* _Instructions for the task_:
Below are some records. Retype exactly the lines from the one containing "Give me the Plotly.js source for this chart." through the one containing "const py = v => 1 - v / H;", both included, skipping every picture.

* _Code that draws figures_:
>> Start

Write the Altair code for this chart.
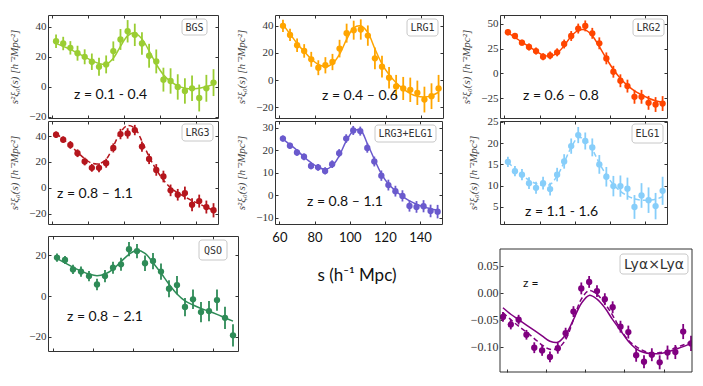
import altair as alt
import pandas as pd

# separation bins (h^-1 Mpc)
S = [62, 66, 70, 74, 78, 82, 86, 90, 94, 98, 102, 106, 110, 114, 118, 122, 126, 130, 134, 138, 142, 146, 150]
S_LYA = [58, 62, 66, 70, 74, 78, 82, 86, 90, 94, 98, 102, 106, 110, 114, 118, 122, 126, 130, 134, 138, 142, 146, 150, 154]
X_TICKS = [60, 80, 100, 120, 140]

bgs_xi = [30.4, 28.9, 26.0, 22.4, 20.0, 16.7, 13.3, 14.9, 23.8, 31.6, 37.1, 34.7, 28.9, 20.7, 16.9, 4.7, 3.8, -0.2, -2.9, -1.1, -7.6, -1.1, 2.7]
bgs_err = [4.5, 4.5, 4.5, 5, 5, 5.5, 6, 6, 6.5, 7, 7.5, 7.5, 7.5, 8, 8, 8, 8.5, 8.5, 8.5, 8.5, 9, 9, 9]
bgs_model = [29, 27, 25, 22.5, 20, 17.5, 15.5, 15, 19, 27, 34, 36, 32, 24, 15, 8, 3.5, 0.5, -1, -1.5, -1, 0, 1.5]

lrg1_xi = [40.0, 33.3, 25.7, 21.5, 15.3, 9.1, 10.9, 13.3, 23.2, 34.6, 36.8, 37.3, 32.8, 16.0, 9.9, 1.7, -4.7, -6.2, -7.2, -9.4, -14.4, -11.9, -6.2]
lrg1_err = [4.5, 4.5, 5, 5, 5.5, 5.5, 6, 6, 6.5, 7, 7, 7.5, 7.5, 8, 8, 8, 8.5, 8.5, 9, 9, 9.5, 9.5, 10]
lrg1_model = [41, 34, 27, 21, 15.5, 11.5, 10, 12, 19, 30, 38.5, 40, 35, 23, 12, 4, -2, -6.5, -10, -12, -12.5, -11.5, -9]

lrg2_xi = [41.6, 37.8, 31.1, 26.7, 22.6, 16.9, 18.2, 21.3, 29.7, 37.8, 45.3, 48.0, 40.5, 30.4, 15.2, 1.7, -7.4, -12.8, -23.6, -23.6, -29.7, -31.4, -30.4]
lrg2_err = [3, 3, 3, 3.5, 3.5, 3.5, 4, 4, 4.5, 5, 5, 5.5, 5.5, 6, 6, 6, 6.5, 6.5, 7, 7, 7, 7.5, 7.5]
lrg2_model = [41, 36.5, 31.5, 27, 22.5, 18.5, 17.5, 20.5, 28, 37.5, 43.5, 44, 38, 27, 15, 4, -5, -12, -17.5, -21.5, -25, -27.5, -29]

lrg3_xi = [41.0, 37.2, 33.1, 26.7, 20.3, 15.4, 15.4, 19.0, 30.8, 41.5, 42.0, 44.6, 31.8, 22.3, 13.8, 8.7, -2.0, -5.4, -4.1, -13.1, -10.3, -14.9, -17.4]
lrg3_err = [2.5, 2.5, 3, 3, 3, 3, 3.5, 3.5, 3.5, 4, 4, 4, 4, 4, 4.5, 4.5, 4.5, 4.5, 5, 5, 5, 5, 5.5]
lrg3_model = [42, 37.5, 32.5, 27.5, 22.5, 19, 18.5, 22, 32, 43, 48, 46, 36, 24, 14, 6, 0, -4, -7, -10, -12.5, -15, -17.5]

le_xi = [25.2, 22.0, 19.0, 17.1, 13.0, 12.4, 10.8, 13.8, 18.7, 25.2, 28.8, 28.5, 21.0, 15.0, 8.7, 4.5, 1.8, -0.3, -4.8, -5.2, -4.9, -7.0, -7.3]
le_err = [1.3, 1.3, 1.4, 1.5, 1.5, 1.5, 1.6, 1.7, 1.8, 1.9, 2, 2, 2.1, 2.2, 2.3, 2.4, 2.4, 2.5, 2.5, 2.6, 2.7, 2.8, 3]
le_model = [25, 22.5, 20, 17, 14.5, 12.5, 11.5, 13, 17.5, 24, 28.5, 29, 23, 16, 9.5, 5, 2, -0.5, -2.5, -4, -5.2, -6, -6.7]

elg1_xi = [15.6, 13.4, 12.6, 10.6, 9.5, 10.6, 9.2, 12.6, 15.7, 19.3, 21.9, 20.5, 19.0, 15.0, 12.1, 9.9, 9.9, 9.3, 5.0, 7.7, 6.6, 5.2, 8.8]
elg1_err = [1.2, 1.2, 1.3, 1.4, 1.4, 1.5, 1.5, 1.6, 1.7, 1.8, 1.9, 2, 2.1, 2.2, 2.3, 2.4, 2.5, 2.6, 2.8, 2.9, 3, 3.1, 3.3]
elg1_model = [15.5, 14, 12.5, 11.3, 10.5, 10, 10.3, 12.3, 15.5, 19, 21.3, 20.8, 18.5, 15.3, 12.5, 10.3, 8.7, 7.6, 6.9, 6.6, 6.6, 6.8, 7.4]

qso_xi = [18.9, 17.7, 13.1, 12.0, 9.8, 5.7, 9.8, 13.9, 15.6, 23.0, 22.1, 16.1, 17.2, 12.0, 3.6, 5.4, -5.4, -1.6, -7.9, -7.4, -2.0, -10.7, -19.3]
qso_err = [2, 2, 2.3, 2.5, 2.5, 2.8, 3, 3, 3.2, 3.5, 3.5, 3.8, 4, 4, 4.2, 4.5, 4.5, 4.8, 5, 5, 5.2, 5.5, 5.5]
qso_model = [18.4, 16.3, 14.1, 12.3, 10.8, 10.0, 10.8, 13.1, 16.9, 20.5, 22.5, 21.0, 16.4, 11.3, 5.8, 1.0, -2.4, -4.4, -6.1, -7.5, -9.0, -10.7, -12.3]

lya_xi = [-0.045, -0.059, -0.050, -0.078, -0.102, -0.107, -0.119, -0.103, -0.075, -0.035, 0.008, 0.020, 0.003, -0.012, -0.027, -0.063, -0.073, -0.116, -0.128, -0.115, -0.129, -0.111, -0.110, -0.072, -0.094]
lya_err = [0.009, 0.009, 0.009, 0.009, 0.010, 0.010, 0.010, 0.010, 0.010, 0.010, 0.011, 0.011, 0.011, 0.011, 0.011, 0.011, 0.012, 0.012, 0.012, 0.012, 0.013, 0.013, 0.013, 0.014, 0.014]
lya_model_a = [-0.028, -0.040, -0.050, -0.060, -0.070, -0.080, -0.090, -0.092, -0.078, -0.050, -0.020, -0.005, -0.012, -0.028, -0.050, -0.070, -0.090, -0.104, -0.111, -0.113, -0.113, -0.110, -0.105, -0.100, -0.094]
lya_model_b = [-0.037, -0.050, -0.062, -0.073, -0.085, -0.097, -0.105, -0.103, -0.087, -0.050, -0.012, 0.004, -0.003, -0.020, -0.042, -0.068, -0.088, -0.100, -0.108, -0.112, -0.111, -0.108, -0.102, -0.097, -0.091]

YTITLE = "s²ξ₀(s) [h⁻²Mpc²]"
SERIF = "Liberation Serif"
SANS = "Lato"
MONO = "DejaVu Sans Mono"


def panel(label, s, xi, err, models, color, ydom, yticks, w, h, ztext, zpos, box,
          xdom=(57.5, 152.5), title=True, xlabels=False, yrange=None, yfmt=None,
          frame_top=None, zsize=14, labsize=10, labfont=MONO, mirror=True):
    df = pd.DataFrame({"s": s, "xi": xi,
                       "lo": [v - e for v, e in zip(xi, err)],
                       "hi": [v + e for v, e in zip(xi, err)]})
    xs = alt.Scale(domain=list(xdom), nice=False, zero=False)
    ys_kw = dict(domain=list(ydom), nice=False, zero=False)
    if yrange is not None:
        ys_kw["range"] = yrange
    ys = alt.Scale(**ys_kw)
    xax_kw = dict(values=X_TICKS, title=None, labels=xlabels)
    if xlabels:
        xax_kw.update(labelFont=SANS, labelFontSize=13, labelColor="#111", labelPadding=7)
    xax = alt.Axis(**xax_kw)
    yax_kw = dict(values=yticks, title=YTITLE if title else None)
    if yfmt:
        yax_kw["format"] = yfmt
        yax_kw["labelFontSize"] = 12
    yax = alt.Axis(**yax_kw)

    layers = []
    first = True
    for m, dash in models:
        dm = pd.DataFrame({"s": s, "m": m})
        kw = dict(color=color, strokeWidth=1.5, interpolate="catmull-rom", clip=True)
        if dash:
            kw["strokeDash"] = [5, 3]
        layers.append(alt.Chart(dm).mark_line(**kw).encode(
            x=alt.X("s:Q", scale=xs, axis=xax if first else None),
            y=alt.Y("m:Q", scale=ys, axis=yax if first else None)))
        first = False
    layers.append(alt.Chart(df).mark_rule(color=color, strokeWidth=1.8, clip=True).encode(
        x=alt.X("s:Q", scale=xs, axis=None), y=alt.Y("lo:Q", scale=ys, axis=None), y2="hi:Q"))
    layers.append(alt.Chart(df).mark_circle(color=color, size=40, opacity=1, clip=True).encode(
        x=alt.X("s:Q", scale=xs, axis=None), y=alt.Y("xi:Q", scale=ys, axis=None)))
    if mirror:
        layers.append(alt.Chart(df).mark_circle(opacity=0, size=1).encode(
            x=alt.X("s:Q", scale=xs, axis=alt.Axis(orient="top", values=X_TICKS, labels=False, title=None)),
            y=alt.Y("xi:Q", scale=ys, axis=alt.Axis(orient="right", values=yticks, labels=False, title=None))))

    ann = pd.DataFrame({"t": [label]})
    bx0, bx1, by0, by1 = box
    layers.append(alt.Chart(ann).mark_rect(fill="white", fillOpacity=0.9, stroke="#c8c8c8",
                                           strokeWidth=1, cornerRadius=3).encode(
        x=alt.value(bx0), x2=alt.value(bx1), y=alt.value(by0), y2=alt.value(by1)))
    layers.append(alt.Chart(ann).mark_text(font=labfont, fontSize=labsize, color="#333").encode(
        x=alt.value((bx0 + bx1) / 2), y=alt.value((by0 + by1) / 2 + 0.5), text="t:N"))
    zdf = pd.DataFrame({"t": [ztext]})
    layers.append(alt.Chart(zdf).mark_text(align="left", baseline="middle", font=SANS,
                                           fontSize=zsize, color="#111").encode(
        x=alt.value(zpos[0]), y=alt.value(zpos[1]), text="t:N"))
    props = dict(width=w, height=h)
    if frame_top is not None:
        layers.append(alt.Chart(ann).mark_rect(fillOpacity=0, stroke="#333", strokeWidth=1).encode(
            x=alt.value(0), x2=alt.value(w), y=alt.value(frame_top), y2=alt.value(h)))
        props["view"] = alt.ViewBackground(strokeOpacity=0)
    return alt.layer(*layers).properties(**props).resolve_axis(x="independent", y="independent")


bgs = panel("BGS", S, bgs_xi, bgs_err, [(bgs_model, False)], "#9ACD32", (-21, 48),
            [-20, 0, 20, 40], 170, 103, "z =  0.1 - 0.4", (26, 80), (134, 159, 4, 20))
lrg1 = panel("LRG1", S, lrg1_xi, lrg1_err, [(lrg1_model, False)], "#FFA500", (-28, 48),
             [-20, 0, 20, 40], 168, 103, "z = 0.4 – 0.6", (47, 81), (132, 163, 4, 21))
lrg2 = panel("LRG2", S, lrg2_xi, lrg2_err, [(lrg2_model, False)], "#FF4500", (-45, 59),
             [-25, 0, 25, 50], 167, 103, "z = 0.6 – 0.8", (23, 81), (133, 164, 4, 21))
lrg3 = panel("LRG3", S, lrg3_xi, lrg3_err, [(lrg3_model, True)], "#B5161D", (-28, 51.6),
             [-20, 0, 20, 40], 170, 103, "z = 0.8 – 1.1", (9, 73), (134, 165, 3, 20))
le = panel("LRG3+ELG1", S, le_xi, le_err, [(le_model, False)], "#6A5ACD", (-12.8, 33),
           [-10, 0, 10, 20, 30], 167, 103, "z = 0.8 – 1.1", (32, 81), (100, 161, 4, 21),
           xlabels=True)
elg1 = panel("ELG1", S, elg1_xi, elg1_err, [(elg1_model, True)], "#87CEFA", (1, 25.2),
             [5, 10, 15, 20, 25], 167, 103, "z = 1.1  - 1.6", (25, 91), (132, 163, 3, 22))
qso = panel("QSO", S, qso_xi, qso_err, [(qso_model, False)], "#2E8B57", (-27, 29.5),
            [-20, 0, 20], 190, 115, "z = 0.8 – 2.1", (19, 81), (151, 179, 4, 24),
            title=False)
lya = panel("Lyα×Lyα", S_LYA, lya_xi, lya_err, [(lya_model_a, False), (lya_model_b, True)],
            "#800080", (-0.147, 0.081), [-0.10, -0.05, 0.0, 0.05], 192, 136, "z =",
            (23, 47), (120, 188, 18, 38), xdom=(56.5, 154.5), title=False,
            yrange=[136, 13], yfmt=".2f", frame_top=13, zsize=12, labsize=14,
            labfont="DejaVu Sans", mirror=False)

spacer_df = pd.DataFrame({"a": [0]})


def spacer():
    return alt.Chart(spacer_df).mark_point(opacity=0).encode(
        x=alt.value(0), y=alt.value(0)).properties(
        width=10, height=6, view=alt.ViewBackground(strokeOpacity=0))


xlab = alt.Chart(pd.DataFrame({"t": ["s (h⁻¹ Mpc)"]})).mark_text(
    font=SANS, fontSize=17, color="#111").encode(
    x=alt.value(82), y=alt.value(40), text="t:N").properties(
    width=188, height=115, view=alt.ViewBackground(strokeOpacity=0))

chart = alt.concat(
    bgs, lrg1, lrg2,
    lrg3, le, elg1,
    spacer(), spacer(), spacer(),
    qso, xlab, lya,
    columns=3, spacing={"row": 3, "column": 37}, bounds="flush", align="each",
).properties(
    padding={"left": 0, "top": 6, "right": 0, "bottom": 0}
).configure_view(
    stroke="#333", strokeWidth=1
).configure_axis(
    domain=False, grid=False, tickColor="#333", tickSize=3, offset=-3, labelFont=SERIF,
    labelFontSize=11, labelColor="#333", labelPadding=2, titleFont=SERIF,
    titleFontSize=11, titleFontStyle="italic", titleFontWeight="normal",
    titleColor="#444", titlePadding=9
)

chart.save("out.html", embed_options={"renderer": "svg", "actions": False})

>> End
>> Start

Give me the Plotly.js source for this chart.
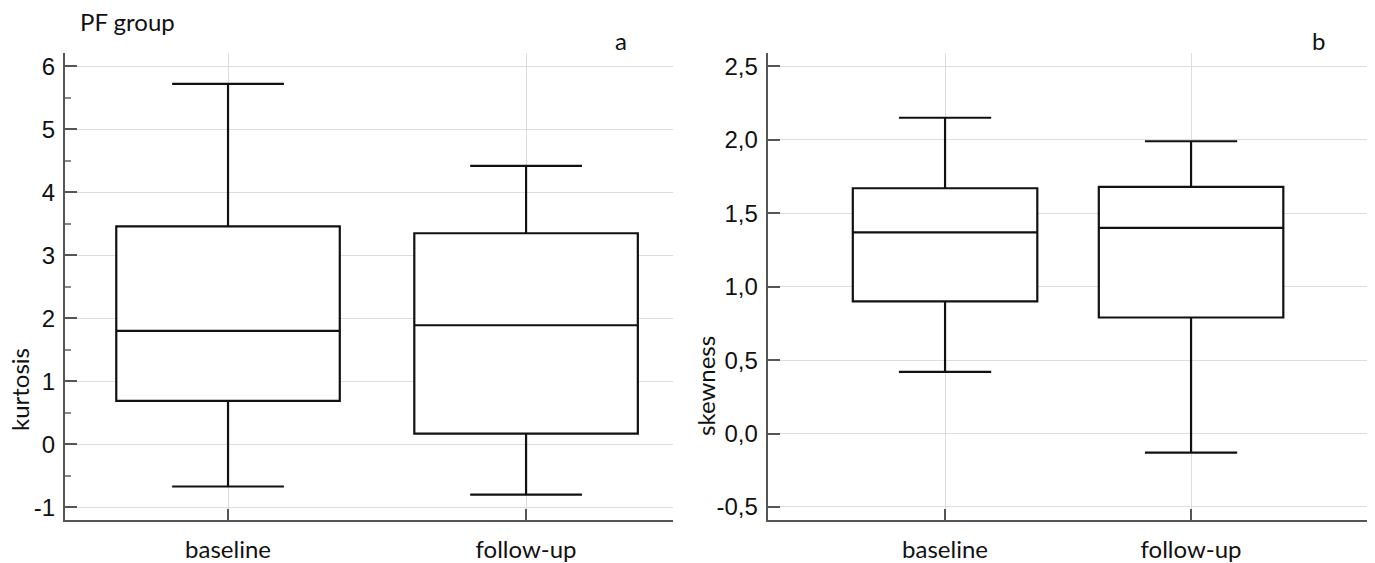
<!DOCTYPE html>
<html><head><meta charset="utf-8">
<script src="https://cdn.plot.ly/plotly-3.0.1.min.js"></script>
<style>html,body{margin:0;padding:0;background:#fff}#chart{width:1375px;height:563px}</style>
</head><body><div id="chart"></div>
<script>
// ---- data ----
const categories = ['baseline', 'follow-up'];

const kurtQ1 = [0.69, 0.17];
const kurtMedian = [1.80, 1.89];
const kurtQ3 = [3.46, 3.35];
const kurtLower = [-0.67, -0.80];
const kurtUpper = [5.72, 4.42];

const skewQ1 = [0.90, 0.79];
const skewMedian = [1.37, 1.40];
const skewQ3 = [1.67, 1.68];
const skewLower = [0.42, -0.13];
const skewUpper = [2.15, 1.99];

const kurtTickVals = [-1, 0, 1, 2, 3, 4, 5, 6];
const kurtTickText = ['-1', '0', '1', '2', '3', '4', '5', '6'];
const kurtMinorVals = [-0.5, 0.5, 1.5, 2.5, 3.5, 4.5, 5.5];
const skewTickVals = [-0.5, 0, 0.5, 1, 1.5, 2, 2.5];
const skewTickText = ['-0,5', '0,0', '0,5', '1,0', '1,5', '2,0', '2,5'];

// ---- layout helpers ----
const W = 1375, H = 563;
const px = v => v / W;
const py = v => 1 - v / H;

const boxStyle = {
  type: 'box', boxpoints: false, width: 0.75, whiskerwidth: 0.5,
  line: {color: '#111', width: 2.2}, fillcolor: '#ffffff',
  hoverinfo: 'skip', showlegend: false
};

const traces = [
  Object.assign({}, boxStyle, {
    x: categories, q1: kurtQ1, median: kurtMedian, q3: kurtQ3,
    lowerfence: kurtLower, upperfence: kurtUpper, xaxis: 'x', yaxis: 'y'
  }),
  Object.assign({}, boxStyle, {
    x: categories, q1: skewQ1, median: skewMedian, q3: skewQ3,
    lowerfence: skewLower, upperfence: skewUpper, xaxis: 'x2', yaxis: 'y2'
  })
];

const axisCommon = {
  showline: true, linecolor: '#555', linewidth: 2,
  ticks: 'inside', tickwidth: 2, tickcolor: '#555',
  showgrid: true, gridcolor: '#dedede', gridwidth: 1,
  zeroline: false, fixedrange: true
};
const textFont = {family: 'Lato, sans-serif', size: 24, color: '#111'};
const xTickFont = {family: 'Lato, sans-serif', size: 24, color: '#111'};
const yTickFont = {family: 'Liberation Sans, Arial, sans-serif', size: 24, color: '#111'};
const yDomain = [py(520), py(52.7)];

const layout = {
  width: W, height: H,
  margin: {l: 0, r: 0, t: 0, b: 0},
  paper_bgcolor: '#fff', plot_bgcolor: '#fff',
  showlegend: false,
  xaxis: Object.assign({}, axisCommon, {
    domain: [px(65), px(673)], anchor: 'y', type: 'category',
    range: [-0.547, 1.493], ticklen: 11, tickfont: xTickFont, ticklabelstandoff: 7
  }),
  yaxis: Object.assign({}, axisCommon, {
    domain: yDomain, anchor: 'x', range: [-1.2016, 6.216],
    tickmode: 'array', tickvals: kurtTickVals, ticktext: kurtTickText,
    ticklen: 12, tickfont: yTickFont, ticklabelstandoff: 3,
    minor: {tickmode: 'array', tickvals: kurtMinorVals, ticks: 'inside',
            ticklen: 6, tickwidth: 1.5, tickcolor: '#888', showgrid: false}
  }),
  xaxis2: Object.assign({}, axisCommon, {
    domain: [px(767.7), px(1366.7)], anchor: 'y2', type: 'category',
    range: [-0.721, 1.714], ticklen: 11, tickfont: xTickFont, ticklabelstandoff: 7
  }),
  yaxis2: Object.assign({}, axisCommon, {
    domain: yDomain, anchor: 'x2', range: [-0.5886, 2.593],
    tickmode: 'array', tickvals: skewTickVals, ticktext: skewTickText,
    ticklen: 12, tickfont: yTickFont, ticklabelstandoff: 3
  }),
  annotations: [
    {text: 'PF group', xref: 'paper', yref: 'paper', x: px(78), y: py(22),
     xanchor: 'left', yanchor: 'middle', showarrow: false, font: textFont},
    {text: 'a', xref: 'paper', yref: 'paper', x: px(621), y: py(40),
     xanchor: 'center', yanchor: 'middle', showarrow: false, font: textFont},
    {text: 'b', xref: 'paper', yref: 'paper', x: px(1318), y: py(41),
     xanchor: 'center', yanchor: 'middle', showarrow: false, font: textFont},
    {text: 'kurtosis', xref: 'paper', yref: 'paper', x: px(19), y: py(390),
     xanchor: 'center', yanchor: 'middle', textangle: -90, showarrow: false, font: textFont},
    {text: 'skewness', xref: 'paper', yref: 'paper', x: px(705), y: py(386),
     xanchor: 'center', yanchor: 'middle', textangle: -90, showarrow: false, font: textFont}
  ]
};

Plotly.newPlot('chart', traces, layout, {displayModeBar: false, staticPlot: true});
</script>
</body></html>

>> End

* _Problem solution_:
Give me the Plotly.js source for this chart.
<!DOCTYPE html>
<html><head><meta charset="utf-8">
<script src="https://cdn.plot.ly/plotly-3.0.1.min.js"></script>
<style>html,body{margin:0;padding:0;background:#fff}#chart{width:1375px;height:563px}</style>
</head><body><div id="chart"></div>
<script>
// ---- data ----
const categories = ['baseline', 'follow-up'];

const kurtQ1 = [0.69, 0.17];
const kurtMedian = [1.80, 1.89];
const kurtQ3 = [3.46, 3.35];
const kurtLower = [-0.67, -0.80];
const kurtUpper = [5.72, 4.42];

const skewQ1 = [0.90, 0.79];
const skewMedian = [1.37, 1.40];
const skewQ3 = [1.67, 1.68];
const skewLower = [0.42, -0.13];
const skewUpper = [2.15, 1.99];

const kurtTickVals = [-1, 0, 1, 2, 3, 4, 5, 6];
const kurtTickText = ['-1', '0', '1', '2', '3', '4', '5', '6'];
const kurtMinorVals = [-0.5, 0.5, 1.5, 2.5, 3.5, 4.5, 5.5];
const skewTickVals = [-0.5, 0, 0.5, 1, 1.5, 2, 2.5];
const skewTickText = ['-0,5', '0,0', '0,5', '1,0', '1,5', '2,0', '2,5'];

// ---- layout helpers ----
const W = 1375, H = 563;
const px = v => v / W;
const py = v => 1 - v / H;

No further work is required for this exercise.